I grew up on the Isle of Man. Small communities are tight but seaside communities, those are rock solid. There’s a sense of the entire place being locked in a permanent staredown with the elements, a bloodymindedness that unites people even when they can’t stand one another. You may hate your neighbour but your neighbour has to deal with the sea, the same as you do. It becomes part of you, a lens that drops across how you see the world. Some people have friends whose parents work in a bank. I had friends whose parents owned trawler fleets. The sea gives you everything you can handle and more, and it takes far more than it ever should. Each generation at my school lost someone, often through illness or accident but, every now and then, to the ocean. Even now, two of my school friends are coast guards and a good chunk of the staff of my old school are on-call lifeboatmen.
You get used to living next to death. The death itself? That you never get used to.
That’s the genius of Broadchurch; the way the series wrapped the rural, cheerily belligerent, world of a small seaside town around an event as defining as it is horrific. The show was a machine tooled piece of precision drama, slotting together in the last couple of episodes to create a story that was as emotionally brave as it was honest. It’s an extraordinary piece of TV and translating it across to prose was always going to be a huge challenge.
Erin Kelly is more than up to that challenge.
Kelly takes a three pronged approach to the story that pays off constantly. Firstly, she’s never afraid to compress, or skip, scenes. Nothing’s left out but there are several scenes that are referenced inside others rather than being explicitly played out. This keeps the whole novel not only pacy but remarkably in step with the tempo of the show. There’s a, always subtle, pay off every chapter and that combines with the gradually ratching tension of the show to make it a read that only accelerates as you head towards the conclusion.

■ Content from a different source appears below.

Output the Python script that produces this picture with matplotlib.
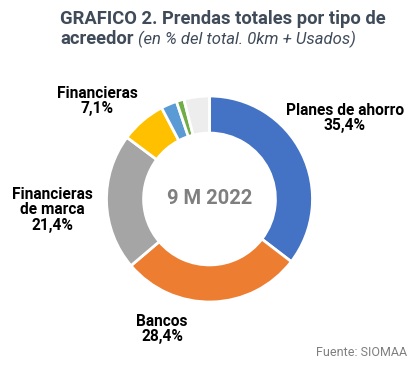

Secondly, Kelly gets inside the characters’ heads far more explicitly than the show did. This is, in some ways, a small problem. The wonderful, spiky banter between Ellie and Hardy doesn’t flow as much here because we’re seeing inside their heads. That being said, we get a far better idea of why they act like they do. Kelly continually folds in character grace notes that replace, and often exceed, the impact of the ones that are lost in translation. Ellie in particular really benefits from this and there’s a moment in the final confrontation she has that actually improves on how the show approached it. She’s still consumed with near feral rage but there’s experience and knowledge behind it that shows that she’s far closer to Hardy in some ways than she thinks she is. It’s a smart, bleak little moment and the book is full of them.
She also uses this to give us a far more inside line on the investigation. Hardy’s relentless scepticism permeates the book and even if you know the ending, you’ll find yourself looking at several suspect the same way he does. That in turn brings out the ideological conflict to tremendous effect; Broadchurch is a close knit, gentle town. It’s also a community of liars, thugs and hypocrites that tell each other they’re a community in order to get by. Through Hardy we see both sides of the town and, in the end, are allowed to decide which one we want to live in. It’s a brave move, and one that Kelly (maybe) uses to drop subtle clues about the second series.
That’s the third way the book succeeds; it makes you work. Just as Hardy and Ellie close in on the killer, you find yourself closing in on the clues about season 2. Did we know that much about Hardy’s marriage before? What about his daughter? Why didn’t he tell anybody he’d been to the town before? It’s not just him either, the recreation of Ellie’s opening walk to work apparently holds clues to series 2 as well as setting the story up. In the hands of a lesser writer these would feel clunky and awkard but Kelly works everything into the tapestry of life in the town, shows us how it’s destroyed and ultimately, shows us how it’s all knitted back together. Or at least enough of it so the inhabitant can go on.
You get used to living next to death in seaside towns. The death? That you never get used to. But you do get past it. That’s the true strength of both the original series and Kelly’s book; the refusal to look away from any aspect of the grieving process. It’s brave, often deeply moving stuff and a worthy, and strong, adaptation of the TV show. If you’re a fan, pick this up. If you haven’t seen the show, consider starting with this. It’s that good.